Dr Wasti’s paper demonstrates that the experience of Islamization of laws in Pakistan has not only been a complete failure to achieve its objectives but has also become a cause for the deterioration of the Pakistani society.
Prof Amjad argues that while Pakistan has displayed considerable resilience in facing up to the three major watersheds in its economic history—the Partition in 1947, the break-up of Pakistan in end-1971 and the Soviet invasion of Afghanistan in 1979—the continuing impact of the last of these has been far reaching, especially its negative impact on Pakistan taking advantage of the quickening pace of globalization that followed.

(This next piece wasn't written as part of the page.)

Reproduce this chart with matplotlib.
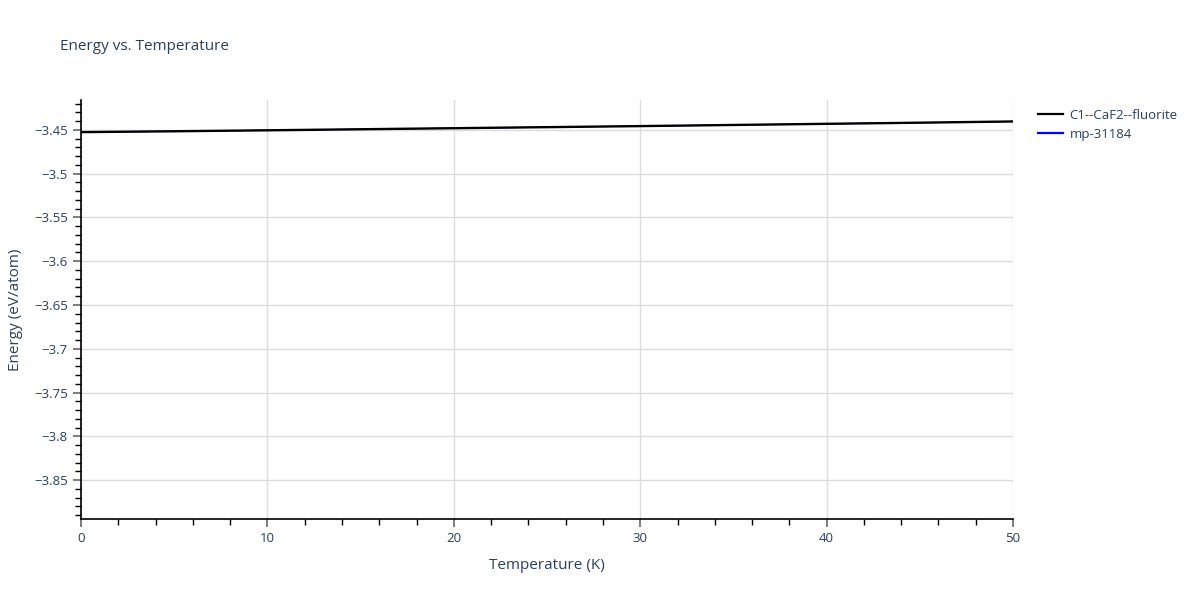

Prof Abbas argues that the turbulent nature of the Pak-Afghan relations is unlikely to transform into a more friendly relationship in the near future. In fact, the drawdown of NATO forces in 2014 is expected to increase the volatility of the Pak-Afghan tribal frontier both in terms of free flow of militants and tensions between the security forces of the two countries.
According to Ms Yusuf, the privately owned media outlets are vulnerable to security threats and political pressure. Moreover, previously marginalized voices that now engage in public debates include polarizing and violence-inciting actors, such as the violent extremist groups. In this evolving media landscape, her paper attempts to answer as to who controls the narrative and what implications does that have for the future of democracy in Pakistan?
The rest of the papers likewise discuss in detail various other aspects of the state of politics, economy and for foreign policy of Pakistan as well as the role of media and education in the country. Oxford has special relationship with Pakistan, in terms of educating some of its prominent leaders, from Liaqat Ali Khan to Benazir Bhutto. Occurring at such a historic institution of higher learning, this conference will help nurture mature understanding of the myriad realities of Pakistan—a country whose perception in the Western world unfortunately does not go beyond bombs and beards.